GitHub's Credential Revocation Push Says Incident Response Is Becoming a Blast-Radius Problem, Not Just a Cleanup Ticket
2026-06-24 • Governance & Observability • Butler
GitHub is treating credential compromise less like a slow admin workflow and more like an immediate enterprise containment problem.
A compromised credential almost never fails neatly.
It leaks into more places than the first alert suggests, touches more workflows than the first admin expects, and usually forces responders into the same old scramble: which tokens, which keys, which users, which organizations, and how fast can we contain this before the ticket queue becomes the incident plan?
GitHub's June 24 credential-revocation release is useful because it treats that scramble as the real problem.
The company says enterprise owners and members with the right permission can now bulk revoke SSO authorizations for personal access tokens, SSH keys, and OAuth tokens across the enterprise. EMU accounts can go further and delete user tokens and SSH keys even when no SSO authorization exists. GitHub also added a self-service credentials view so individual enterprise members can review and revoke or delete their own credentials in one action, with audit logs and email notifications recording what happened.

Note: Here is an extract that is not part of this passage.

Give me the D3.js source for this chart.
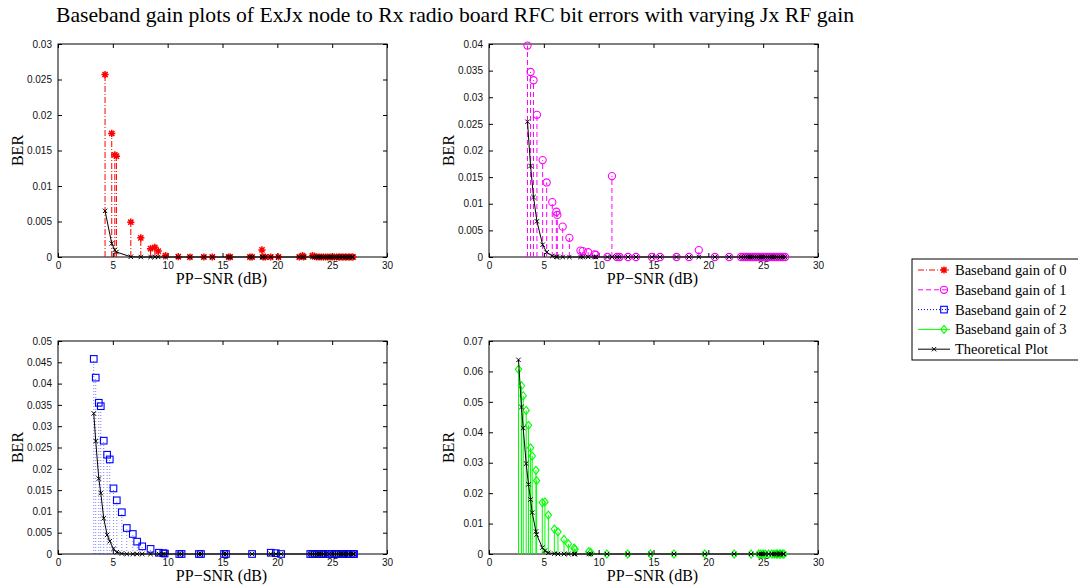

That sounds administrative. Operationally, it is about containment speed.
The shift is from cleanup to blast-radius control
Security incidents involving credentials often become messy because revocation is scattered.
One token lives under one settings page. Another key sits on a workstation no one remembered. OAuth authorization exists, but the SSH key path is different. Even when an organization knows what to do, the time cost of doing it across users and scopes becomes part of the damage.
GitHub is trying to compress that delay. The new break-glass shape matters because it turns emergency credential response into a bulk action surface instead of a long manual walkthrough.
The self-service member view is one of the more interesting parts of the release.
When an incident touches a specific person, waiting for a central admin team to walk through every credential can slow recovery and create needless bottlenecks. Giving affected members a single-action route to revoke or delete their own credentials changes the workflow from open a ticket and wait to contain first, reconstruct second.
That does not replace central control. It complements it. Enterprise owners still need bulk response power, and many situations will require centralized action. But incident response gets healthier when the platform can support both emergency top-down containment and direct user-level cleanup.
What teams should verify before they trust this in a real incident
1. Which enterprise scopes are actually covered?
GitHub is explicit about SSO-authorized credentials, EMU-specific deletion paths, and org-level API actions. Teams should map those scopes into their own incident playbooks instead of assuming every credential path behaves the same way.
2. Who holds the emergency permission?
The feature only helps if the right people can use it quickly. Teams should decide now who gets Manage enterprise credentials, who approves emergency use, and how those actions are reviewed afterward.
3. What happens after the bulk revoke?
Containment is only step one. Teams still need a clean reissuance path, good operator comms, and a way to distinguish routine credential resets from high-risk incident cleanup.
4. Can the team reconstruct the event later?
Audit logs and email notifications matter because bulk emergency actions are only useful if responders can later prove what was revoked, when, and why.
Butler's view
The strongest security tooling often looks boring at first glance.
That is true here. GitHub did not announce a magical new detection layer. It made post-compromise identity response faster and more legible. In practice, that can matter more than another prevention banner because compromised credentials become operational chaos when the response path is too slow or too fragmented.
GitHub's June 24 release matters because it treats credential incidents as a containment-speed problem.
If that framing spreads, the better security products will not only help teams prevent compromise. They will help them slam doors quickly, document the move, and keep the next hour from becoming a scavenger hunt.